The exercise: Please give the data below again in full, exactly as it stands.

Material:
------------

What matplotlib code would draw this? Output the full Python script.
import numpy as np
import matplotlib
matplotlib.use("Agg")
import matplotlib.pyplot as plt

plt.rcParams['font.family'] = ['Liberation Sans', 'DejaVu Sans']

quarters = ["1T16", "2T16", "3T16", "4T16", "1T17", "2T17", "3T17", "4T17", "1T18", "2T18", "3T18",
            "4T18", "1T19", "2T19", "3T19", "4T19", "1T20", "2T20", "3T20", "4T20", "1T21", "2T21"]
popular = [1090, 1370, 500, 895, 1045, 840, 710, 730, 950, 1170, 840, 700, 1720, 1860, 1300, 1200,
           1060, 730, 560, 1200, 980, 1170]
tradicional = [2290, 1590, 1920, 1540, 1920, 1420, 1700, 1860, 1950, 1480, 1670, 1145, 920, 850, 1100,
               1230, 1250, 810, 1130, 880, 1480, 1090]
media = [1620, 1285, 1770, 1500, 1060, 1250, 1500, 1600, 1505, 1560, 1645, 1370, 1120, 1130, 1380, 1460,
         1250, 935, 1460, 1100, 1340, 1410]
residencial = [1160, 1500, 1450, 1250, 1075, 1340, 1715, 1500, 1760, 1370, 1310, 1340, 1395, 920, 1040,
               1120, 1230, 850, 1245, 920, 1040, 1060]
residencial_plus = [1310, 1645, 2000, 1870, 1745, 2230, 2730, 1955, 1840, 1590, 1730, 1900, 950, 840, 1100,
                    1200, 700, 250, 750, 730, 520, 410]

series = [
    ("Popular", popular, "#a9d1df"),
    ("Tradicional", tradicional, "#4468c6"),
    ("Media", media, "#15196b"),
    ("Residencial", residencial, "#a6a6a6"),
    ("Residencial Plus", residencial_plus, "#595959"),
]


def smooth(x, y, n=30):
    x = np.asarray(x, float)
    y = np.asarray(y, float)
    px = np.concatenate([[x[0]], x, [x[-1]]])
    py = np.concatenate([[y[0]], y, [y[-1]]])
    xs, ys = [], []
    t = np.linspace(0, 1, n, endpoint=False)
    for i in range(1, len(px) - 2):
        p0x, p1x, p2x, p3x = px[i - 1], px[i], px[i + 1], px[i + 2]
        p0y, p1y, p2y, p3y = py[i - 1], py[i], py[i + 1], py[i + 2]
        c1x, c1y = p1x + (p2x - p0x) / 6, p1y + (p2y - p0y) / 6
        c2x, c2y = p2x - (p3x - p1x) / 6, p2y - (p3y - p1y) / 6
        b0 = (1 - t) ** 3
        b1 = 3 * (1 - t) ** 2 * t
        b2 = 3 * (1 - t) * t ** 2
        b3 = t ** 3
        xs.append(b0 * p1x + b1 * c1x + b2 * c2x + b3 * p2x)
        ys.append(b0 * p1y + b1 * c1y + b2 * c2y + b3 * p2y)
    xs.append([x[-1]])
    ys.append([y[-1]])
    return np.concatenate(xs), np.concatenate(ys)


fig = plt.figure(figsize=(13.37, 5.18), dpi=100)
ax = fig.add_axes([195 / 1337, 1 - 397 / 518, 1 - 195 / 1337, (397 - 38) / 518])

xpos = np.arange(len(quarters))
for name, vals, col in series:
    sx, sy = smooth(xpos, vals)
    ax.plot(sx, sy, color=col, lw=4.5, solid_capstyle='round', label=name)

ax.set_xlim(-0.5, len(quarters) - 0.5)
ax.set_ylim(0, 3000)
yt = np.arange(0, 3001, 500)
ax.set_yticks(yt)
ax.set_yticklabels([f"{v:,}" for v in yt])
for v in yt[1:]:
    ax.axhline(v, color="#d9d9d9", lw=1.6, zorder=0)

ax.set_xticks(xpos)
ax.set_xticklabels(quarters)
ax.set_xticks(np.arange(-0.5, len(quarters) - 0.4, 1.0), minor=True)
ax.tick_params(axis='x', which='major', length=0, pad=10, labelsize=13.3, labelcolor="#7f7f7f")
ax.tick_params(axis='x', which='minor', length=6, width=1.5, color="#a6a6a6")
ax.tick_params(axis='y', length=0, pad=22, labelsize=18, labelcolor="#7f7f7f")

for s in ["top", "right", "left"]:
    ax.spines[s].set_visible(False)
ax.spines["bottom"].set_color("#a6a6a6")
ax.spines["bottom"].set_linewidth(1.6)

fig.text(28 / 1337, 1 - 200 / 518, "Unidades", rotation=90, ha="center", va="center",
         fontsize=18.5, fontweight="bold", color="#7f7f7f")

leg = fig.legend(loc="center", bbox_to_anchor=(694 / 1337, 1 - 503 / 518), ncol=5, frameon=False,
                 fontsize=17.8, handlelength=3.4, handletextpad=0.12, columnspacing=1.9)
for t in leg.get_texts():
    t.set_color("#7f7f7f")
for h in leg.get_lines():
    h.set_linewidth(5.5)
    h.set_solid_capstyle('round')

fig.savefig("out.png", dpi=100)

------------

Problem solution:
What matplotlib code would draw this? Output the full Python script.
import numpy as np
import matplotlib
matplotlib.use("Agg")
import matplotlib.pyplot as plt

plt.rcParams['font.family'] = ['Liberation Sans', 'DejaVu Sans']

quarters = ["1T16", "2T16", "3T16", "4T16", "1T17", "2T17", "3T17", "4T17", "1T18", "2T18", "3T18",
            "4T18", "1T19", "2T19", "3T19", "4T19", "1T20", "2T20", "3T20", "4T20", "1T21", "2T21"]
popular = [1090, 1370, 500, 895, 1045, 840, 710, 730, 950, 1170, 840, 700, 1720, 1860, 1300, 1200,
           1060, 730, 560, 1200, 980, 1170]
tradicional = [2290, 1590, 1920, 1540, 1920, 1420, 1700, 1860, 1950, 1480, 1670, 1145, 920, 850, 1100,
               1230, 1250, 810, 1130, 880, 1480, 1090]
media = [1620, 1285, 1770, 1500, 1060, 1250, 1500, 1600, 1505, 1560, 1645, 1370, 1120, 1130, 1380, 1460,
         1250, 935, 1460, 1100, 1340, 1410]
residencial = [1160, 1500, 1450, 1250, 1075, 1340, 1715, 1500, 1760, 1370, 1310, 1340, 1395, 920, 1040,
               1120, 1230, 850, 1245, 920, 1040, 1060]
residencial_plus = [1310, 1645, 2000, 1870, 1745, 2230, 2730, 1955, 1840, 1590, 1730, 1900, 950, 840, 1100,
                    1200, 700, 250, 750, 730, 520, 410]

series = [
    ("Popular", popular, "#a9d1df"),
    ("Tradicional", tradicional, "#4468c6"),
    ("Media", media, "#15196b"),
    ("Residencial", residencial, "#a6a6a6"),
    ("Residencial Plus", residencial_plus, "#595959"),
]


def smooth(x, y, n=30):
    x = np.asarray(x, float)
    y = np.asarray(y, float)
    px = np.concatenate([[x[0]], x, [x[-1]]])
    py = np.concatenate([[y[0]], y, [y[-1]]])
    xs, ys = [], []
    t = np.linspace(0, 1, n, endpoint=False)
    for i in range(1, len(px) - 2):
        p0x, p1x, p2x, p3x = px[i - 1], px[i], px[i + 1], px[i + 2]
        p0y, p1y, p2y, p3y = py[i - 1], py[i], py[i + 1], py[i + 2]
        c1x, c1y = p1x + (p2x - p0x) / 6, p1y + (p2y - p0y) / 6
        c2x, c2y = p2x - (p3x - p1x) / 6, p2y - (p3y - p1y) / 6
        b0 = (1 - t) ** 3
        b1 = 3 * (1 - t) ** 2 * t
        b2 = 3 * (1 - t) * t ** 2
        b3 = t ** 3
        xs.append(b0 * p1x + b1 * c1x + b2 * c2x + b3 * p2x)
        ys.append(b0 * p1y + b1 * c1y + b2 * c2y + b3 * p2y)
    xs.append([x[-1]])
    ys.append([y[-1]])
    return np.concatenate(xs), np.concatenate(ys)


fig = plt.figure(figsize=(13.37, 5.18), dpi=100)
ax = fig.add_axes([195 / 1337, 1 - 397 / 518, 1 - 195 / 1337, (397 - 38) / 518])

xpos = np.arange(len(quarters))
for name, vals, col in series:
    sx, sy = smooth(xpos, vals)
    ax.plot(sx, sy, color=col, lw=4.5, solid_capstyle='round', label=name)

ax.set_xlim(-0.5, len(quarters) - 0.5)
ax.set_ylim(0, 3000)
yt = np.arange(0, 3001, 500)
ax.set_yticks(yt)
ax.set_yticklabels([f"{v:,}" for v in yt])
for v in yt[1:]:
    ax.axhline(v, color="#d9d9d9", lw=1.6, zorder=0)

ax.set_xticks(xpos)
ax.set_xticklabels(quarters)
ax.set_xticks(np.arange(-0.5, len(quarters) - 0.4, 1.0), minor=True)
ax.tick_params(axis='x', which='major', length=0, pad=10, labelsize=13.3, labelcolor="#7f7f7f")
ax.tick_params(axis='x', which='minor', length=6, width=1.5, color="#a6a6a6")
ax.tick_params(axis='y', length=0, pad=22, labelsize=18, labelcolor="#7f7f7f")

for s in ["top", "right", "left"]:
    ax.spines[s].set_visible(False)
ax.spines["bottom"].set_color("#a6a6a6")
ax.spines["bottom"].set_linewidth(1.6)

fig.text(28 / 1337, 1 - 200 / 518, "Unidades", rotation=90, ha="center", va="center",
         fontsize=18.5, fontweight="bold", color="#7f7f7f")

leg = fig.legend(loc="center", bbox_to_anchor=(694 / 1337, 1 - 503 / 518), ncol=5, frameon=False,
                 fontsize=17.8, handlelength=3.4, handletextpad=0.12, columnspacing=1.9)
for t in leg.get_texts():
    t.set_color("#7f7f7f")
for h in leg.get_lines():
    h.set_linewidth(5.5)
    h.set_solid_capstyle('round')

fig.savefig("out.png", dpi=100)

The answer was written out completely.